* Given problem
Every line must be returned precisely as it is written.

* Given data
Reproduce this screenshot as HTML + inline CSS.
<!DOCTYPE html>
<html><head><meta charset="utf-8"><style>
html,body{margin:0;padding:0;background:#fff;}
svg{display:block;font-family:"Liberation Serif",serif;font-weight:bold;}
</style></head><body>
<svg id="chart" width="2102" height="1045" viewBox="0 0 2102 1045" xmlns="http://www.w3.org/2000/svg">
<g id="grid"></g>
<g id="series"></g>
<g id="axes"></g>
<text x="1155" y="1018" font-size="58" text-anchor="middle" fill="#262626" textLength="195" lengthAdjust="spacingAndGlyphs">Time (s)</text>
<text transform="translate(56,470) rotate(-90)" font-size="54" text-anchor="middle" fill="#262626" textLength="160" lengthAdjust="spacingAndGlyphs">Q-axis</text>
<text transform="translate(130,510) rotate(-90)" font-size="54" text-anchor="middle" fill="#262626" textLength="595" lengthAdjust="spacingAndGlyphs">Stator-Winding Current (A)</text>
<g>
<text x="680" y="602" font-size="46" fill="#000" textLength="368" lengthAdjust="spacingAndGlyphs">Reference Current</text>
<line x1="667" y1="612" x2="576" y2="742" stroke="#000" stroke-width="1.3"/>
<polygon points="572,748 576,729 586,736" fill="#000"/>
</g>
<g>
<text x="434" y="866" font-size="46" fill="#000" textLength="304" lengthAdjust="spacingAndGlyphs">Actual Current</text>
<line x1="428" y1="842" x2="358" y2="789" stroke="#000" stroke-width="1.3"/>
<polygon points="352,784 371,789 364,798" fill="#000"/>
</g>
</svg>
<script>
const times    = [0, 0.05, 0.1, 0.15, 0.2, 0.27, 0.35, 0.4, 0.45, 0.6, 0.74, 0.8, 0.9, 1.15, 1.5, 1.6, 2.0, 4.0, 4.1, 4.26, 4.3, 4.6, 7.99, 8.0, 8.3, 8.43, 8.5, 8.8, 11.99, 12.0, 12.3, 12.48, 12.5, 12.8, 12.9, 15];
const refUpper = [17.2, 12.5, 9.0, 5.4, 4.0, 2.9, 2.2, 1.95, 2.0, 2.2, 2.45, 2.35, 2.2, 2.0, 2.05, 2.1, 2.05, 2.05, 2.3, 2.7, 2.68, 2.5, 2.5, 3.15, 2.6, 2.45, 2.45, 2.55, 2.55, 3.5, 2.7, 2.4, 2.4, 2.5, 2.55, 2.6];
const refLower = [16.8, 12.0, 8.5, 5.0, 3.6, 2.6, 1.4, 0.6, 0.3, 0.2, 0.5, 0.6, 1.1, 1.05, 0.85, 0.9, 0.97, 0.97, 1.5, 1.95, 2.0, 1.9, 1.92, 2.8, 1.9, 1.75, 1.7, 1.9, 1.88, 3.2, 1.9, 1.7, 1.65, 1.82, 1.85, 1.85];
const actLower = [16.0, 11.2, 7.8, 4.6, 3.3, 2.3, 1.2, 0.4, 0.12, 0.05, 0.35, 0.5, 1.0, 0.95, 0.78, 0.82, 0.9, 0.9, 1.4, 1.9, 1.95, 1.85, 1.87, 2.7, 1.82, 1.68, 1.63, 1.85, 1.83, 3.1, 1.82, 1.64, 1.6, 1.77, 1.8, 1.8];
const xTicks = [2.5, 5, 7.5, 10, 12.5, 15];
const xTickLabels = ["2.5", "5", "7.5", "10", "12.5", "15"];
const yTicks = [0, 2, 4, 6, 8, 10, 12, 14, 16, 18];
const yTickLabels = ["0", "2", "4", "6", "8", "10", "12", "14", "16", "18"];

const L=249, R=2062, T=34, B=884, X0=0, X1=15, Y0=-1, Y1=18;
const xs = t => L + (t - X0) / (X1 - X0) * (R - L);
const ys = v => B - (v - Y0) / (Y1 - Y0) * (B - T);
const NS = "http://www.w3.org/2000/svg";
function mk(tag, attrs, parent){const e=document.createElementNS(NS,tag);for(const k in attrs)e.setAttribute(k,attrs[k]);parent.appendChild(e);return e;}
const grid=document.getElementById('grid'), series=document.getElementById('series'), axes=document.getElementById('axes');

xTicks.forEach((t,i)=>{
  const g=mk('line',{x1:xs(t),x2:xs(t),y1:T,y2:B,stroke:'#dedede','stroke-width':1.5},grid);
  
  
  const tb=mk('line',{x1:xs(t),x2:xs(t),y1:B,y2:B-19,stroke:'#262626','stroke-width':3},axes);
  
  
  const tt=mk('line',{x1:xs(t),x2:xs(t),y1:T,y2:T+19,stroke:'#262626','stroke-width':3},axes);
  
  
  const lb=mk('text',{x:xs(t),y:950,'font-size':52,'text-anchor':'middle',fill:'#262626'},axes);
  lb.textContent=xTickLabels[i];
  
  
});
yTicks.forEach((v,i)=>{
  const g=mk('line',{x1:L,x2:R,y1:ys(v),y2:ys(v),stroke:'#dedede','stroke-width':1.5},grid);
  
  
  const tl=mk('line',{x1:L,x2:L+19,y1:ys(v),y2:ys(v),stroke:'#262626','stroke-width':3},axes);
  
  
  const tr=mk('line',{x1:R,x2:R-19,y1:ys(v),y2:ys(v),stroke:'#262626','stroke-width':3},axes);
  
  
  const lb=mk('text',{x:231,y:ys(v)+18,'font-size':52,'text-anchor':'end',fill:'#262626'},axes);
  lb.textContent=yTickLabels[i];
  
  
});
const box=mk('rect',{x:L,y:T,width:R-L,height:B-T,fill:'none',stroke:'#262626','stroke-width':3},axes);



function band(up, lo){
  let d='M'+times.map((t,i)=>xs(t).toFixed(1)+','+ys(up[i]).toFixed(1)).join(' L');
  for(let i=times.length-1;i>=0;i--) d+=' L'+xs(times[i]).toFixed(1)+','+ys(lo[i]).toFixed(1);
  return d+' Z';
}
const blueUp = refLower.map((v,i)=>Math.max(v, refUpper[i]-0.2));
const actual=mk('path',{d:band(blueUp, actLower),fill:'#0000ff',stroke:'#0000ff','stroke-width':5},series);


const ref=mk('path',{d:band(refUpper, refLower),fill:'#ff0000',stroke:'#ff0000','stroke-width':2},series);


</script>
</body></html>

* Task response
Reproduce this screenshot as HTML + inline CSS.
<!DOCTYPE html>
<html><head><meta charset="utf-8"><style>
html,body{margin:0;padding:0;background:#fff;}
svg{display:block;font-family:"Liberation Serif",serif;font-weight:bold;}
</style></head><body>
<svg id="chart" width="2102" height="1045" viewBox="0 0 2102 1045" xmlns="http://www.w3.org/2000/svg">
<g id="grid"></g>
<g id="series"></g>
<g id="axes"></g>
<text x="1155" y="1018" font-size="58" text-anchor="middle" fill="#262626" textLength="195" lengthAdjust="spacingAndGlyphs">Time (s)</text>
<text transform="translate(56,470) rotate(-90)" font-size="54" text-anchor="middle" fill="#262626" textLength="160" lengthAdjust="spacingAndGlyphs">Q-axis</text>
<text transform="translate(130,510) rotate(-90)" font-size="54" text-anchor="middle" fill="#262626" textLength="595" lengthAdjust="spacingAndGlyphs">Stator-Winding Current (A)</text>
<g>
<text x="680" y="602" font-size="46" fill="#000" textLength="368" lengthAdjust="spacingAndGlyphs">Reference Current</text>
<line x1="667" y1="612" x2="576" y2="742" stroke="#000" stroke-width="1.3"/>
<polygon points="572,748 576,729 586,736" fill="#000"/>
</g>
<g>
<text x="434" y="866" font-size="46" fill="#000" textLength="304" lengthAdjust="spacingAndGlyphs">Actual Current</text>
<line x1="428" y1="842" x2="358" y2="789" stroke="#000" stroke-width="1.3"/>
<polygon points="352,784 371,789 364,798" fill="#000"/>
</g>
</svg>
<script>
const times    = [0, 0.05, 0.1, 0.15, 0.2, 0.27, 0.35, 0.4, 0.45, 0.6, 0.74, 0.8, 0.9, 1.15, 1.5, 1.6, 2.0, 4.0, 4.1, 4.26, 4.3, 4.6, 7.99, 8.0, 8.3, 8.43, 8.5, 8.8, 11.99, 12.0, 12.3, 12.48, 12.5, 12.8, 12.9, 15];
const refUpper = [17.2, 12.5, 9.0, 5.4, 4.0, 2.9, 2.2, 1.95, 2.0, 2.2, 2.45, 2.35, 2.2, 2.0, 2.05, 2.1, 2.05, 2.05, 2.3, 2.7, 2.68, 2.5, 2.5, 3.15, 2.6, 2.45, 2.45, 2.55, 2.55, 3.5, 2.7, 2.4, 2.4, 2.5, 2.55, 2.6];
const refLower = [16.8, 12.0, 8.5, 5.0, 3.6, 2.6, 1.4, 0.6, 0.3, 0.2, 0.5, 0.6, 1.1, 1.05, 0.85, 0.9, 0.97, 0.97, 1.5, 1.95, 2.0, 1.9, 1.92, 2.8, 1.9, 1.75, 1.7, 1.9, 1.88, 3.2, 1.9, 1.7, 1.65, 1.82, 1.85, 1.85];
const actLower = [16.0, 11.2, 7.8, 4.6, 3.3, 2.3, 1.2, 0.4, 0.12, 0.05, 0.35, 0.5, 1.0, 0.95, 0.78, 0.82, 0.9, 0.9, 1.4, 1.9, 1.95, 1.85, 1.87, 2.7, 1.82, 1.68, 1.63, 1.85, 1.83, 3.1, 1.82, 1.64, 1.6, 1.77, 1.8, 1.8];
const xTicks = [2.5, 5, 7.5, 10, 12.5, 15];
const xTickLabels = ["2.5", "5", "7.5", "10", "12.5", "15"];
const yTicks = [0, 2, 4, 6, 8, 10, 12, 14, 16, 18];
const yTickLabels = ["0", "2", "4", "6", "8", "10", "12", "14", "16", "18"];

const L=249, R=2062, T=34, B=884, X0=0, X1=15, Y0=-1, Y1=18;
const xs = t => L + (t - X0) / (X1 - X0) * (R - L);
const ys = v => B - (v - Y0) / (Y1 - Y0) * (B - T);
const NS = "http://www.w3.org/2000/svg";
function mk(tag, attrs, parent){const e=document.createElementNS(NS,tag);for(const k in attrs)e.setAttribute(k,attrs[k]);parent.appendChild(e);return e;}
const grid=document.getElementById('grid'), series=document.getElementById('series'), axes=document.getElementById('axes');

xTicks.forEach((t,i)=>{
  const g=mk('line',{x1:xs(t),x2:xs(t),y1:T,y2:B,stroke:'#dedede','stroke-width':1.5},grid);
  
  
  const tb=mk('line',{x1:xs(t),x2:xs(t),y1:B,y2:B-19,stroke:'#262626','stroke-width':3},axes);
  
  
  const tt=mk('line',{x1:xs(t),x2:xs(t),y1:T,y2:T+19,stroke:'#262626','stroke-width':3},axes);
  
  
  const lb=mk('text',{x:xs(t),y:950,'font-size':52,'text-anchor':'middle',fill:'#262626'},axes);
  lb.textContent=xTickLabels[i];
  
  
});
yTicks.forEach((v,i)=>{
  const g=mk('line',{x1:L,x2:R,y1:ys(v),y2:ys(v),stroke:'#dedede','stroke-width':1.5},grid);
  
  
  const tl=mk('line',{x1:L,x2:L+19,y1:ys(v),y2:ys(v),stroke:'#262626','stroke-width':3},axes);
  
  
  const tr=mk('line',{x1:R,x2:R-19,y1:ys(v),y2:ys(v),stroke:'#262626','stroke-width':3},axes);
  
  
  const lb=mk('text',{x:231,y:ys(v)+18,'font-size':52,'text-anchor':'end',fill:'#262626'},axes);
  lb.textContent=yTickLabels[i];
  
  
});
const box=mk('rect',{x:L,y:T,width:R-L,height:B-T,fill:'none',stroke:'#262626','stroke-width':3},axes);



function band(up, lo){
  let d='M'+times.map((t,i)=>xs(t).toFixed(1)+','+ys(up[i]).toFixed(1)).join(' L');
  for(let i=times.length-1;i>=0;i--) d+=' L'+xs(times[i]).toFixed(1)+','+ys(lo[i]).toFixed(1);
  return d+' Z';
}
const blueUp = refLower.map((v,i)=>Math.max(v, refUpper[i]-0.2));
const actual=mk('path',{d:band(blueUp, actLower),fill:'#0000ff',stroke:'#0000ff','stroke-width':5},series);


const ref=mk('path',{d:band(refUpper, refLower),fill:'#ff0000',stroke:'#ff0000','stroke-width':2},series);


</script>
</body></html>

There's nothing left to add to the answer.